__Task statement__
Quote from the first line below through the line that contains "0.0889, 0.0881, 0.0877];", both included, and leave the pictures out.

__Data segment__
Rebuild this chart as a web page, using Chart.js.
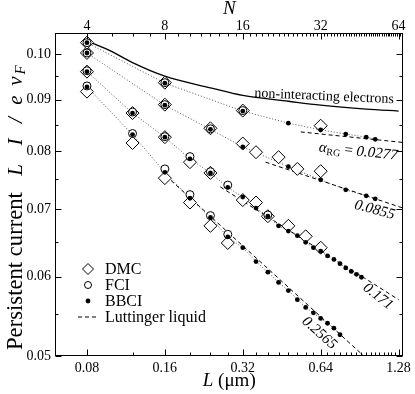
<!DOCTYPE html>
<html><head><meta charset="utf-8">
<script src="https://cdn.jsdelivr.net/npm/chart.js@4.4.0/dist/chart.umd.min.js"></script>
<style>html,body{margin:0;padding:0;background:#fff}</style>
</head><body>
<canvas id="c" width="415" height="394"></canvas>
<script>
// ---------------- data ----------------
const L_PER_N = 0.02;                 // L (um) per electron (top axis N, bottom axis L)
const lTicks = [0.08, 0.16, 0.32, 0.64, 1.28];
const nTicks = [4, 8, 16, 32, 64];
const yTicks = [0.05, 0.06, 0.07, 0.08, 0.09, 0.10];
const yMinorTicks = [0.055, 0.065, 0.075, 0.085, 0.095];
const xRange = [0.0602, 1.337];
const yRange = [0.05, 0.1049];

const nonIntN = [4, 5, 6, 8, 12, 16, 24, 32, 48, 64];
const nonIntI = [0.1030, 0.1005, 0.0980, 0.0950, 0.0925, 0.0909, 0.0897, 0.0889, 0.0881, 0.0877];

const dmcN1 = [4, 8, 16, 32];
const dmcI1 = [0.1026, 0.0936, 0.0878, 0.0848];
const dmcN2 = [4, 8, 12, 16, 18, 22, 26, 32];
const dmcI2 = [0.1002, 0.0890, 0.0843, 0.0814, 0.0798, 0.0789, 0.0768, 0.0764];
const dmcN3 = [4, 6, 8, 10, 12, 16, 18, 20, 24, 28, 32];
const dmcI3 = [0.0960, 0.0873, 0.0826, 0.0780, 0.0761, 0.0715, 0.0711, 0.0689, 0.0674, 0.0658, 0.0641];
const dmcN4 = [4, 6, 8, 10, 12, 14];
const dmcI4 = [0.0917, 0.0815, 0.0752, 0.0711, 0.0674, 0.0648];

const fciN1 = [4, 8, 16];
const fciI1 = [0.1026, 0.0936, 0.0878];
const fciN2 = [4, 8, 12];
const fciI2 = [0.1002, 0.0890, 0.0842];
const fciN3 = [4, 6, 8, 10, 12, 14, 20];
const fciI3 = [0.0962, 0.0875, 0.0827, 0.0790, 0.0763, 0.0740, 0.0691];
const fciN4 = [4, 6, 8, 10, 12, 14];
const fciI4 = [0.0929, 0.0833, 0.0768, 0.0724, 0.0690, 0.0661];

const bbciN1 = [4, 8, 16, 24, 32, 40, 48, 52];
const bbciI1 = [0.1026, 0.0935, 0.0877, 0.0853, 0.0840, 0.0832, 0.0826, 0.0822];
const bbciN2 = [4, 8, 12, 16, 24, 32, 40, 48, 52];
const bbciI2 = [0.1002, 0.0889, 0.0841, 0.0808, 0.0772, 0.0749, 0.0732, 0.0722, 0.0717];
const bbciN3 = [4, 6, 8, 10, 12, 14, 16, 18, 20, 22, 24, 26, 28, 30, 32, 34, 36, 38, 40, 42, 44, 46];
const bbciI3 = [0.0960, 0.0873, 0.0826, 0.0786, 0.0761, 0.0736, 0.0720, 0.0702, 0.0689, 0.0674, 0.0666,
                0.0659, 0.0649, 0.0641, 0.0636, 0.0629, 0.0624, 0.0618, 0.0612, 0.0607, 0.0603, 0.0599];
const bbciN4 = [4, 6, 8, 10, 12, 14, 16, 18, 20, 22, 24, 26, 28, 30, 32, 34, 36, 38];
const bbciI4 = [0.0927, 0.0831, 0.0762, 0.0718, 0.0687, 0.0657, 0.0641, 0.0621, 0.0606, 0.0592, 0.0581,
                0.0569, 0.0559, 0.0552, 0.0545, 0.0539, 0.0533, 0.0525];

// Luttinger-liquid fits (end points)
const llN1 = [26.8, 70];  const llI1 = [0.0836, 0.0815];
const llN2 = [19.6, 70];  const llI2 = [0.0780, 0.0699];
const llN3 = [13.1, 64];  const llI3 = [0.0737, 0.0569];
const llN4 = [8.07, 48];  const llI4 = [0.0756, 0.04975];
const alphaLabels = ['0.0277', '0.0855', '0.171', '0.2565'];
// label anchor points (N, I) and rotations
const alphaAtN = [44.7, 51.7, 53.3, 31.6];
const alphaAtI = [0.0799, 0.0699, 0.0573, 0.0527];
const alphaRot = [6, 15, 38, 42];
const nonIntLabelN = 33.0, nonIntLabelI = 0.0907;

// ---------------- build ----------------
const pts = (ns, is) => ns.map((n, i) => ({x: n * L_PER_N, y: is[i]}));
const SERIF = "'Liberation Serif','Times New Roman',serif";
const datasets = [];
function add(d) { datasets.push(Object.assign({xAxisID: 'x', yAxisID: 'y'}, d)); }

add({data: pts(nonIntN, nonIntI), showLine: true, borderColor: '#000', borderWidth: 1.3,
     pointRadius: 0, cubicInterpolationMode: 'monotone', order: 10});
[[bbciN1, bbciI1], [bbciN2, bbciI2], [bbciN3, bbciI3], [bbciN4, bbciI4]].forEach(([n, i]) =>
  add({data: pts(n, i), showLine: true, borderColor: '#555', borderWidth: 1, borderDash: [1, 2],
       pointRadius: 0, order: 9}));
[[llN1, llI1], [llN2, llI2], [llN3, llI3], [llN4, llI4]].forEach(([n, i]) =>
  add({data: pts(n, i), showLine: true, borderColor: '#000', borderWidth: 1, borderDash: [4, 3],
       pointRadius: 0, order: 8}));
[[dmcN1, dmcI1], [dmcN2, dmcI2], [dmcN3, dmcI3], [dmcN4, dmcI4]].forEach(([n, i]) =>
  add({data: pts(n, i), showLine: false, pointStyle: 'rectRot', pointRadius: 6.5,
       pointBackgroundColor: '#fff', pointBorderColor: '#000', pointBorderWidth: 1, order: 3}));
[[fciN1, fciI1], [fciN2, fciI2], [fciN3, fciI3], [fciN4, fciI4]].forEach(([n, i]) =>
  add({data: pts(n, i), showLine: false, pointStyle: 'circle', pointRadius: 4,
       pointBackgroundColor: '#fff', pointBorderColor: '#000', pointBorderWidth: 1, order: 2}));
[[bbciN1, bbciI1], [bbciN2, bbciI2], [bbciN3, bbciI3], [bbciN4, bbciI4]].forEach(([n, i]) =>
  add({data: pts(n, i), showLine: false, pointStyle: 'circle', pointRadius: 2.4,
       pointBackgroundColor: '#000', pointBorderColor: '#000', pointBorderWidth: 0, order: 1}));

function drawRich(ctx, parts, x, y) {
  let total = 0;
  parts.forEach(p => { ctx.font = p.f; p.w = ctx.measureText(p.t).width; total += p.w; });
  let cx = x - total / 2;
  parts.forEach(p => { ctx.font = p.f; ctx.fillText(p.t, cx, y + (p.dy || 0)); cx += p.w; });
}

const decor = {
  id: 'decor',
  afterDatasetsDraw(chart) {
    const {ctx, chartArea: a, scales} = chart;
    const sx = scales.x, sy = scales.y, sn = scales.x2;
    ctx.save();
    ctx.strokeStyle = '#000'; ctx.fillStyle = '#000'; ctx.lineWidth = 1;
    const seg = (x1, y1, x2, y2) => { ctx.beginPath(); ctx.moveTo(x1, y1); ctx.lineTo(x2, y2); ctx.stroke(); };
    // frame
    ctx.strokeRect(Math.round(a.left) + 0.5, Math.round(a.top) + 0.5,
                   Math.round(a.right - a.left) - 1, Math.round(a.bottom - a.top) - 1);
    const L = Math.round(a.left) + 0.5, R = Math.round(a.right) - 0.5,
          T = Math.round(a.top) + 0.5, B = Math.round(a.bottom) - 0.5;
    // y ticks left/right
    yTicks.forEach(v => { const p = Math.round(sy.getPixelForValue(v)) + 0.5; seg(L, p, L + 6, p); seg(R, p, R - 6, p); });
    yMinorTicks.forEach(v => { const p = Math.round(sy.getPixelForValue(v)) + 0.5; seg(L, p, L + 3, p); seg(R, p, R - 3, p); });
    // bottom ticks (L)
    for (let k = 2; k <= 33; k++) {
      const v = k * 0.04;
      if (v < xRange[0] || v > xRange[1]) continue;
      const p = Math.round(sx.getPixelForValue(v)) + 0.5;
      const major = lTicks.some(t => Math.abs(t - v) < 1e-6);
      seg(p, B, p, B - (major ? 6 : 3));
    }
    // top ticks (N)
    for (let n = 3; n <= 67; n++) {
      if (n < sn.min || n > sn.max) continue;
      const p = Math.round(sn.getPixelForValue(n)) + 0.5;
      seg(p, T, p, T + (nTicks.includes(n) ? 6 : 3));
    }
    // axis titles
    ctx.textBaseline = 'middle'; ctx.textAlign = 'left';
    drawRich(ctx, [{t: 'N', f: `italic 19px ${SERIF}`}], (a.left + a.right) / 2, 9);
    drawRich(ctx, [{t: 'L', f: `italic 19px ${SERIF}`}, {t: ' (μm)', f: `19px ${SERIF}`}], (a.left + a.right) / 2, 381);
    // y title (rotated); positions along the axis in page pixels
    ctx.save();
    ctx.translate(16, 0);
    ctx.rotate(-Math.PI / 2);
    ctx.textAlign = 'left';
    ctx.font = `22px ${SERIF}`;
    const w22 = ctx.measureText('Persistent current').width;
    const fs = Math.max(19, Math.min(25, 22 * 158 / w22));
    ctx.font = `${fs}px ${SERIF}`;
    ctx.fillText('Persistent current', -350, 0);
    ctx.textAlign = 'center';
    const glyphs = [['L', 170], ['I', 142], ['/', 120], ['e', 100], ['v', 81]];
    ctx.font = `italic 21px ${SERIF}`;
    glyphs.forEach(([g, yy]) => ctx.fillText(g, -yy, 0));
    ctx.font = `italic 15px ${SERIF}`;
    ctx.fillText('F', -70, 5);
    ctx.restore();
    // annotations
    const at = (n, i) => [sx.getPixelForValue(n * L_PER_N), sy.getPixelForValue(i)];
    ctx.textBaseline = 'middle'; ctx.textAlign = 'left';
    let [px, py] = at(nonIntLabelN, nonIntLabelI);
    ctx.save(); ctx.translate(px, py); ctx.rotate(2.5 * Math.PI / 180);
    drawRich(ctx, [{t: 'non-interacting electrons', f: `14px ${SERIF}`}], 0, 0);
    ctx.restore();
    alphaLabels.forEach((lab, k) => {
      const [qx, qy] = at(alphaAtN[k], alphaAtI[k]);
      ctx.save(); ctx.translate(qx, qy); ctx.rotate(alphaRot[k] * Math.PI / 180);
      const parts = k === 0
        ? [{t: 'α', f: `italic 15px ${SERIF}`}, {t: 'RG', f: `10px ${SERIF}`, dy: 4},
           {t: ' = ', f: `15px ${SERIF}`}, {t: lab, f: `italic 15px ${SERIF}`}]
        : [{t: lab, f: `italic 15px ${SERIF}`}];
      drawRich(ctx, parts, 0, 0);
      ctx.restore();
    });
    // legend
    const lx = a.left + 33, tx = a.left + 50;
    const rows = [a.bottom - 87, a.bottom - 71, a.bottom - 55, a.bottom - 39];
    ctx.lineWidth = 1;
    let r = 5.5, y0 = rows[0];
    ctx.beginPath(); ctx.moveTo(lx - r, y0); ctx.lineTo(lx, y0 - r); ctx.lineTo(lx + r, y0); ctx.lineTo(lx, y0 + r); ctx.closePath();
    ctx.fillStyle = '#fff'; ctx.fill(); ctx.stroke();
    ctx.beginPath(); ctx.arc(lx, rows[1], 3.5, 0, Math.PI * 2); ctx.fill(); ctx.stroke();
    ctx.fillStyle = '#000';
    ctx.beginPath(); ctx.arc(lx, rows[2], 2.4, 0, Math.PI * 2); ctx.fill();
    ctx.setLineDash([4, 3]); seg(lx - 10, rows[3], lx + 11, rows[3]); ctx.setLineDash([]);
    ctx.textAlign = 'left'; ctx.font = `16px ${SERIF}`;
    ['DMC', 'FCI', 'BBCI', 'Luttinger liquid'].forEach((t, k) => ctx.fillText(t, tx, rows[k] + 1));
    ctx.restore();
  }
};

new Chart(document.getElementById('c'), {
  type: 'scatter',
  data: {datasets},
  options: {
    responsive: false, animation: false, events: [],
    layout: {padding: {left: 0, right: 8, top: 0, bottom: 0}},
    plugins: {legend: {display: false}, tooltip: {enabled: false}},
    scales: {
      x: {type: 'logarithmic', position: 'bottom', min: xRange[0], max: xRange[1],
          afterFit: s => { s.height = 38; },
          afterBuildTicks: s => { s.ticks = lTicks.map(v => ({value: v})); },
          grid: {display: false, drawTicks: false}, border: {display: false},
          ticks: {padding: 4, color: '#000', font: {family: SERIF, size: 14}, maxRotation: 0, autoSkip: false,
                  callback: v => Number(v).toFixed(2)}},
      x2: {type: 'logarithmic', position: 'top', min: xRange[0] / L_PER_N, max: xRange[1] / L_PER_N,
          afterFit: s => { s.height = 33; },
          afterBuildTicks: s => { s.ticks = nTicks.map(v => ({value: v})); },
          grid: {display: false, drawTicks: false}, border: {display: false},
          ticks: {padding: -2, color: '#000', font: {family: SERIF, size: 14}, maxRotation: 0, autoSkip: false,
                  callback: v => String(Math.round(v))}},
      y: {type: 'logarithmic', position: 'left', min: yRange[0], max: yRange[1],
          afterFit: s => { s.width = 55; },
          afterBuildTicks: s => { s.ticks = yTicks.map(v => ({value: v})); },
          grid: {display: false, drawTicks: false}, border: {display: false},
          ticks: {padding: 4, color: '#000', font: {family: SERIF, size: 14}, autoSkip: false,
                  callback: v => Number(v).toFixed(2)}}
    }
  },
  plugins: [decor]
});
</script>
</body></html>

__Solution to this problem__
Rebuild this chart as a web page, using Chart.js.
<!DOCTYPE html>
<html><head><meta charset="utf-8">
<script src="https://cdn.jsdelivr.net/npm/chart.js@4.4.0/dist/chart.umd.min.js"></script>
<style>html,body{margin:0;padding:0;background:#fff}</style>
</head><body>
<canvas id="c" width="415" height="394"></canvas>
<script>
// ---------------- data ----------------
const L_PER_N = 0.02;                 // L (um) per electron (top axis N, bottom axis L)
const lTicks = [0.08, 0.16, 0.32, 0.64, 1.28];
const nTicks = [4, 8, 16, 32, 64];
const yTicks = [0.05, 0.06, 0.07, 0.08, 0.09, 0.10];
const yMinorTicks = [0.055, 0.065, 0.075, 0.085, 0.095];
const xRange = [0.0602, 1.337];
const yRange = [0.05, 0.1049];

const nonIntN = [4, 5, 6, 8, 12, 16, 24, 32, 48, 64];
const nonIntI = [0.1030, 0.1005, 0.0980, 0.0950, 0.0925, 0.0909, 0.0897, 0.0889, 0.0881, 0.0877];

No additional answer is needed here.